Some regional and minority languages have obtained official status, for example, Basque, Catalan and Galician in the regions of Spain in which they are spoken. Welsh has protective language rights in the United Kingdom, as does Frisian in the Netherlands and the Sámi languages in Norway, Sweden and Finland. Due to the influx of migrants and refugees from all over the world, Europe has become increasingly multilingual. London, for example, has more than 300 languages spoken as a home language. Most other larger cities, particularly in western Europe, easily have 100-200 languages spoken as mother tongues by their school populations. The most common languages include Arabic, Berber Turkish, Kurdish, Hindi, Punjabi, and Chinese. However, many of these languages are spoken by small minorities, and their future is under threat. Daily, informal, oral interaction between parents and children is crucial to the survival of a language. Experts have estimated that over this century at least half of the world’s languages, and perhaps more, will die out. Within two generations all traces of a language can disappear when children are no longer raised in it. The reasons for giving up a language are manifold, and include the physical destruction (through environmental crisis and disease) of a community or its habitat, active antagonism by political groups, and – the commonest cause – economic and cultural domination by more powerful and prestigious languages. But whatever the reason, the result is the same: the loss to humanity of a unique resource.
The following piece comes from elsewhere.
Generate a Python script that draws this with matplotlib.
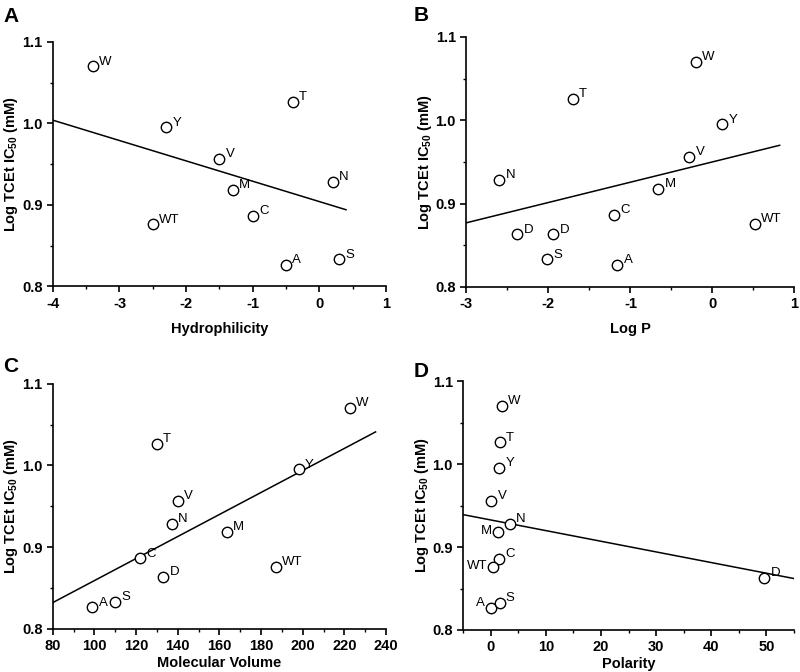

Through the work of the Council of Europe, two important international instruments came into force in 1998. The European Charter for Regional or Minority Languages is in force in 22* member states; the Framework Convention for the Protection of National Minorities which includes some provisions for minority languages, is in force in 39* member states (* ratifications in 2007). These treaties are important in protecting and promoting the linguistic wealth of Europe. At the beginning of the 21st century, all European citizens live in a multilingual environment. In their daily lives, citizens come across many different languages, for example on a bus or a train, through TV, radio or newspapers, or the ingredients on a product in the supermarket. There is a need to increase popular knowledge and understanding of the diversity of the languages of Europe, and of the factors affecting their maintenance and growth. There is a need to generate a greater interest in and curiosity about languages. There is a need to enhance linguistic tolerance within and between nations. These were just some of the aims of the European Year of Languages 2001, which was organised by the Council of Europe and the European Union. On the eve of the closing event of the Year of Languages, the Committee of Ministers of the Council of Europe decided to declare the European Day of Languages to be celebrated on 26th September each year, with similar objectives.